**DIRECTIONS FOR THIS TASK**
Repeat the material exactly from its first line to the line that includes "40, 20, 0];". Skip pictures.

##########

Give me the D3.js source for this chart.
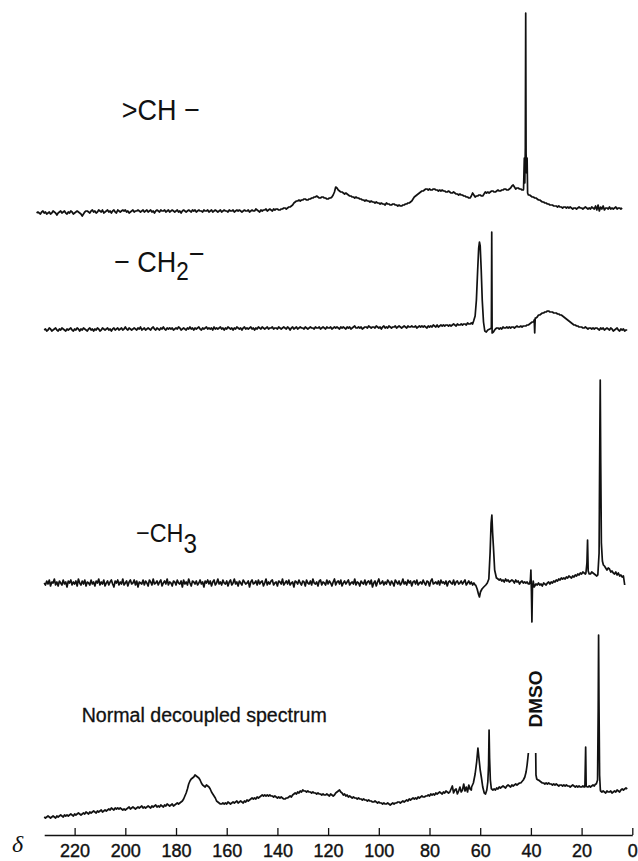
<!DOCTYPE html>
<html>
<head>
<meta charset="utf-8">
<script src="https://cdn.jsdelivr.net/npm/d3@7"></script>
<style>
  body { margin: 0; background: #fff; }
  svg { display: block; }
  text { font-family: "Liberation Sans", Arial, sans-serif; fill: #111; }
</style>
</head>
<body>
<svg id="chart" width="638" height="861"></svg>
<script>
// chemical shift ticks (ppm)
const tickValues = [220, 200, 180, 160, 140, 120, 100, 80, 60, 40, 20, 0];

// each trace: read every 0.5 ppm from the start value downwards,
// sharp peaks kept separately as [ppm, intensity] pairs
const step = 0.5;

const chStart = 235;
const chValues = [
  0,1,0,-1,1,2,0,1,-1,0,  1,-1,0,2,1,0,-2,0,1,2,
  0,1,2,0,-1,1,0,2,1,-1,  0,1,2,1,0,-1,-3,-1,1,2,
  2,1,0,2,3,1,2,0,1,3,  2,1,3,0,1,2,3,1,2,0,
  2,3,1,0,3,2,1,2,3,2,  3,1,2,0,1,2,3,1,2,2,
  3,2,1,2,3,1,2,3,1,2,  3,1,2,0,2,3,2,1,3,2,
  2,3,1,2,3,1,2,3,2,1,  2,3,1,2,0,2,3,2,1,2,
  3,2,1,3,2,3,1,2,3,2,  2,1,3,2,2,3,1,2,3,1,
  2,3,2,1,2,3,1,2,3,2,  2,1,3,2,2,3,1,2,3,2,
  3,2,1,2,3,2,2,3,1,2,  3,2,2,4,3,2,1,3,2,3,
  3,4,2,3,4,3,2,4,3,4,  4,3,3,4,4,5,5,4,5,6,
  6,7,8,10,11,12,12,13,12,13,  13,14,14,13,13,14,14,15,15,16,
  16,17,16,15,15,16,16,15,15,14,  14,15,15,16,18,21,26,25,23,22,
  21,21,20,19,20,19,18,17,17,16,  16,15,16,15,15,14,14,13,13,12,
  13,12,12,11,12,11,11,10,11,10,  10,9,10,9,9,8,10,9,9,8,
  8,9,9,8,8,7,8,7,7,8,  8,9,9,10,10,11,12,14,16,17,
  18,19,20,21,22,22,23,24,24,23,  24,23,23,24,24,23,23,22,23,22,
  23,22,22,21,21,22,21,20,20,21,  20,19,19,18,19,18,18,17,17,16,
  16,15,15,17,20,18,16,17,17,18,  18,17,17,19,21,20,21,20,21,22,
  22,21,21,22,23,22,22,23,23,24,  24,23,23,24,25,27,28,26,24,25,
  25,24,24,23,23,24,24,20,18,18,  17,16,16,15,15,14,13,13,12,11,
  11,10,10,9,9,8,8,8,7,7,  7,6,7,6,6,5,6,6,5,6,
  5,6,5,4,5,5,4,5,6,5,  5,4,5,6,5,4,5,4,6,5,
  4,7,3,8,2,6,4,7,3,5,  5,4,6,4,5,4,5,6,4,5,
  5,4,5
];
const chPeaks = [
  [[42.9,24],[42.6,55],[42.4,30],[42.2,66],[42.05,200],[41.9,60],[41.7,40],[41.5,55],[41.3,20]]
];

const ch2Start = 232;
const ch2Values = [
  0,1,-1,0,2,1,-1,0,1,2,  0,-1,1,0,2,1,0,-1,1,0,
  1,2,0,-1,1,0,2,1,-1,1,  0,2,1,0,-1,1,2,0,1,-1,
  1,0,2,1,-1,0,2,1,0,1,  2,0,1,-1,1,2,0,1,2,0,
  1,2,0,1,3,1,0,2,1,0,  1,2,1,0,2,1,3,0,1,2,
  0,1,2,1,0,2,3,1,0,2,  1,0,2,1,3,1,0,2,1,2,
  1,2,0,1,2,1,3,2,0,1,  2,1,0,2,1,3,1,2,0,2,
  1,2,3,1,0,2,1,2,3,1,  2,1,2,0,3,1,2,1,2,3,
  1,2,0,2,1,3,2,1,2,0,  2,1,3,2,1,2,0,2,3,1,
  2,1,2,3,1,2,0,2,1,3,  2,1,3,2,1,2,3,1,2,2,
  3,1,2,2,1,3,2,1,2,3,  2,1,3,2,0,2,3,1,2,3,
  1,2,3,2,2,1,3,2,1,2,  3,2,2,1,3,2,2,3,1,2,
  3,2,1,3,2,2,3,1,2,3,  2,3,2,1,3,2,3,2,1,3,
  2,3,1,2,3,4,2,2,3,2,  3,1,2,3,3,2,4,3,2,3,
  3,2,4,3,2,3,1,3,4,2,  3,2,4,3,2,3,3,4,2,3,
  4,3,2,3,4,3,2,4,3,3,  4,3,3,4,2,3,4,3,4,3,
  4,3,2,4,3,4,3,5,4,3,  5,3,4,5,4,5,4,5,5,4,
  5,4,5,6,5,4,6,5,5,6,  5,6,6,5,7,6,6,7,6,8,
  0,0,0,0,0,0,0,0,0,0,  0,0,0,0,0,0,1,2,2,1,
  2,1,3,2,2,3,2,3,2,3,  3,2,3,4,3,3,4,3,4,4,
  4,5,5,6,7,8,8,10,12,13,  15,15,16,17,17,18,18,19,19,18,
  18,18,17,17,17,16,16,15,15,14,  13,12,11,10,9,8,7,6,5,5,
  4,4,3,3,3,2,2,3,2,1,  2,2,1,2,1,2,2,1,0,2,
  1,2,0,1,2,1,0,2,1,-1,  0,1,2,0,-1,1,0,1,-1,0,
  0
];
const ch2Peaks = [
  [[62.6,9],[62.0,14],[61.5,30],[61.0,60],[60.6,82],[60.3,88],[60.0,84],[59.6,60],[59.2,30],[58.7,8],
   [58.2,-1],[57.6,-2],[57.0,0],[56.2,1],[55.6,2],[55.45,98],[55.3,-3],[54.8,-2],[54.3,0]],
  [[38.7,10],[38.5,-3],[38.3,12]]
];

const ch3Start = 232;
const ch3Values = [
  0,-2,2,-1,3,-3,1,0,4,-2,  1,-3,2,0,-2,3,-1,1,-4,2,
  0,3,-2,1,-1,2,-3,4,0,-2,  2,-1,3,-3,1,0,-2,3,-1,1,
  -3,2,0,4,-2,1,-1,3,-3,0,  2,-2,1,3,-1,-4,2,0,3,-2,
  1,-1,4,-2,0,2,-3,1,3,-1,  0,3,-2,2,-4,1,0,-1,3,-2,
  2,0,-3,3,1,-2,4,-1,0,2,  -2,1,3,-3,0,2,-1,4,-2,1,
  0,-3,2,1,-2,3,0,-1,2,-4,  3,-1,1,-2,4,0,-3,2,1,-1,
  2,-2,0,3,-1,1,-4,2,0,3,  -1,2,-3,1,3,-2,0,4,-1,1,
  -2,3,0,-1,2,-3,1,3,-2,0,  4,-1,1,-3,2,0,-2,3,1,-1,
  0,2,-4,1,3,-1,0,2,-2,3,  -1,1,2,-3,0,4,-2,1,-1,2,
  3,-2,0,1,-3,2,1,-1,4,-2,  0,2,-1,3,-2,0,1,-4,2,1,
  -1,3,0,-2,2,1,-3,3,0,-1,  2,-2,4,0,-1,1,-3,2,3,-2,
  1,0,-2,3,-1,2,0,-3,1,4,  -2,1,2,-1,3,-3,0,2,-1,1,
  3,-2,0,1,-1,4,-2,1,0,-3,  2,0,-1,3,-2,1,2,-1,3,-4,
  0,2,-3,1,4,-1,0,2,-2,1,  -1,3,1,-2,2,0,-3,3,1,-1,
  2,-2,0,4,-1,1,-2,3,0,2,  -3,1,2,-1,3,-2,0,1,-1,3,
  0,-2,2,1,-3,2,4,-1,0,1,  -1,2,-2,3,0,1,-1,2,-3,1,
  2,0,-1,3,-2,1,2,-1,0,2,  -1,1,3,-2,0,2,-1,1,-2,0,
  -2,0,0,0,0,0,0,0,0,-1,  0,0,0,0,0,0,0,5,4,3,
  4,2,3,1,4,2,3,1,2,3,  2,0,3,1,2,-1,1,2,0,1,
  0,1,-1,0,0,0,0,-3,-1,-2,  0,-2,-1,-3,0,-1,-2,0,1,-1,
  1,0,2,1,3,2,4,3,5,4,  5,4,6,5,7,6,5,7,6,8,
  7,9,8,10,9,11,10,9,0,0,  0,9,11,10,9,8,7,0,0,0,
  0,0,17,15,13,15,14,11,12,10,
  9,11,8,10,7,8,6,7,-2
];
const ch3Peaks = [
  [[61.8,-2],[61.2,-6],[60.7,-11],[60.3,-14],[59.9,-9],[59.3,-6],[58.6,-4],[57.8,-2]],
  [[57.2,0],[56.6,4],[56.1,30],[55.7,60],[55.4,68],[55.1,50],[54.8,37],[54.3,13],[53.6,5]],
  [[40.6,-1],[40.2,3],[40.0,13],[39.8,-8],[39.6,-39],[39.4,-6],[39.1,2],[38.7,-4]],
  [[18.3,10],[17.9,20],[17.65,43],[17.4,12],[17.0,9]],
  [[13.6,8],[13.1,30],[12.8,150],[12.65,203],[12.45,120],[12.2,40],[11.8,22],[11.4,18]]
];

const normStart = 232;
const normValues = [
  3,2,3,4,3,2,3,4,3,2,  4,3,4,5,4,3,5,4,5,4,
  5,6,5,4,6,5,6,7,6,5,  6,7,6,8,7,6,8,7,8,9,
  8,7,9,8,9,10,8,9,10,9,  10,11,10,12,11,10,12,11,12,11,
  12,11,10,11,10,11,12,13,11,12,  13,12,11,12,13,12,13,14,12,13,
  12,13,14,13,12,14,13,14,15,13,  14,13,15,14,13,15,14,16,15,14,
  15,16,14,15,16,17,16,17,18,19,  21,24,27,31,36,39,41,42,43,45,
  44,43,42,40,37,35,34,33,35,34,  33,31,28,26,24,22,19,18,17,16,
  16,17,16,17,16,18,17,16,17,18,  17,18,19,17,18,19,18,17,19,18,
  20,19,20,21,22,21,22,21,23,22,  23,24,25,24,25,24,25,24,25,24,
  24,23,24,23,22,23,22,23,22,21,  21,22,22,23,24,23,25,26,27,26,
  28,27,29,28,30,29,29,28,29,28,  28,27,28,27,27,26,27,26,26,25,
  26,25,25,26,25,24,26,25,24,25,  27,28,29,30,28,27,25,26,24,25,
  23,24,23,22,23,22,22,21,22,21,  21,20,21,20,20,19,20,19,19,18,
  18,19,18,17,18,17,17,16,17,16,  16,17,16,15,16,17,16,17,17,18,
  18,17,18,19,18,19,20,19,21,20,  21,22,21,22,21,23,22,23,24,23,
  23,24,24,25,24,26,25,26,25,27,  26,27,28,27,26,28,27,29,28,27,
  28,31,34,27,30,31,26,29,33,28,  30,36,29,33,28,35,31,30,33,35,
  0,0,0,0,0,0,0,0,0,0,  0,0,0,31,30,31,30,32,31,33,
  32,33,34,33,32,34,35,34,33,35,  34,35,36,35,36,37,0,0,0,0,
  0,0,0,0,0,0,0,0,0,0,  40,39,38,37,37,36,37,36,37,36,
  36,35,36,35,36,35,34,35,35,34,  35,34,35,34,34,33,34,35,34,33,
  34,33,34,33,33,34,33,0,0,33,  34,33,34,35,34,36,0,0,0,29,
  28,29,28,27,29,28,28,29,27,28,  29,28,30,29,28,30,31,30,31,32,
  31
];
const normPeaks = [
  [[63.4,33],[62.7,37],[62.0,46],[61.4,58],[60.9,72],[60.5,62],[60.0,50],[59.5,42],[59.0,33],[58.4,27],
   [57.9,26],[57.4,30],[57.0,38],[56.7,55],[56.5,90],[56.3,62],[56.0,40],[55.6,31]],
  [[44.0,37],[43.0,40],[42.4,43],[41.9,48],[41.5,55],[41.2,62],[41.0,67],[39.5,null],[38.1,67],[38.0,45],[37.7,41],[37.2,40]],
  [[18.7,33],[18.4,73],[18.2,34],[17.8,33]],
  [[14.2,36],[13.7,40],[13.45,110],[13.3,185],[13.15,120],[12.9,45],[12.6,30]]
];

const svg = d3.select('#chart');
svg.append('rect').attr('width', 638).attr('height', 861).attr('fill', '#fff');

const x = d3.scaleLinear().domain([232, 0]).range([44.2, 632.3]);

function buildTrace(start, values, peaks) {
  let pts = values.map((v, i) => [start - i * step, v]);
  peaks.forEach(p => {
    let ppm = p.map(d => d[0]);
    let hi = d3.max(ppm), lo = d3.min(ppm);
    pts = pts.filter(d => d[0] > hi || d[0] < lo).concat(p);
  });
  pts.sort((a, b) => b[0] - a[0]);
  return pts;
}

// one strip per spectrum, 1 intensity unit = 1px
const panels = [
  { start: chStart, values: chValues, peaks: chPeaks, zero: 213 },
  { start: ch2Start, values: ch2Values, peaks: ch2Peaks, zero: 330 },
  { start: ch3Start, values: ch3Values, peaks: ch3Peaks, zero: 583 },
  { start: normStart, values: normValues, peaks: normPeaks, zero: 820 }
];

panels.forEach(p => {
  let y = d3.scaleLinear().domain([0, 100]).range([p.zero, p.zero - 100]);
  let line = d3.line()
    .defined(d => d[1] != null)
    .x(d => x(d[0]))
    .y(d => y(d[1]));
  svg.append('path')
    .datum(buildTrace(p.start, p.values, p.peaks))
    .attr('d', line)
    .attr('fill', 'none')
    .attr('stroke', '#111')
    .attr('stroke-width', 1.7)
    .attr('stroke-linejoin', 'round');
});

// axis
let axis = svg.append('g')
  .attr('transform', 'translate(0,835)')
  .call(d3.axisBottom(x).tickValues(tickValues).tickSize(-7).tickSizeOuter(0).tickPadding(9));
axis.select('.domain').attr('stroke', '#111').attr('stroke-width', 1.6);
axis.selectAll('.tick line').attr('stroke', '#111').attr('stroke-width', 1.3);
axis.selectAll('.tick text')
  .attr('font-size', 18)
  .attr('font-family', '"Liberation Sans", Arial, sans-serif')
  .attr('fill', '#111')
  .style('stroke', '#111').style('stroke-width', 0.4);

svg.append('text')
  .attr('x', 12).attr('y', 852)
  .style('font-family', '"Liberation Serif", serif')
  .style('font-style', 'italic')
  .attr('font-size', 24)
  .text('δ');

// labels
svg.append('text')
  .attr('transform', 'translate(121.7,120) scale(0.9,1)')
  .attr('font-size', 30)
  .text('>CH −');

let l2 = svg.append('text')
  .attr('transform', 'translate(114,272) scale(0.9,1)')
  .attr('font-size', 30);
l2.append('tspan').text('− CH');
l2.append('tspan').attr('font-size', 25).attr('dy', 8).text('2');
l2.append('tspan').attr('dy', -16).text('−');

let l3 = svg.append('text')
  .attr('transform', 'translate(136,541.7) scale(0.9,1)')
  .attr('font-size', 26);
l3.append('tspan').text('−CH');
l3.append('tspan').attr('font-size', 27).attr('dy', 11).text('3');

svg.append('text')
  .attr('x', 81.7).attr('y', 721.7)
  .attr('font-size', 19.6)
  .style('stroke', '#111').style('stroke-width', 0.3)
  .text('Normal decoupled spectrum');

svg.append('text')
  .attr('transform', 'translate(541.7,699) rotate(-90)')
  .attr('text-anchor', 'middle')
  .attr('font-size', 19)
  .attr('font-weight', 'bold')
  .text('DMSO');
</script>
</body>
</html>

##########

**COMPLETE ANSWER**
Give me the D3.js source for this chart.
<!DOCTYPE html>
<html>
<head>
<meta charset="utf-8">
<script src="https://cdn.jsdelivr.net/npm/d3@7"></script>
<style>
  body { margin: 0; background: #fff; }
  svg { display: block; }
  text { font-family: "Liberation Sans", Arial, sans-serif; fill: #111; }
</style>
</head>
<body>
<svg id="chart" width="638" height="861"></svg>
<script>
// chemical shift ticks (ppm)
const tickValues = [220, 200, 180, 160, 140, 120, 100, 80, 60, 40, 20, 0];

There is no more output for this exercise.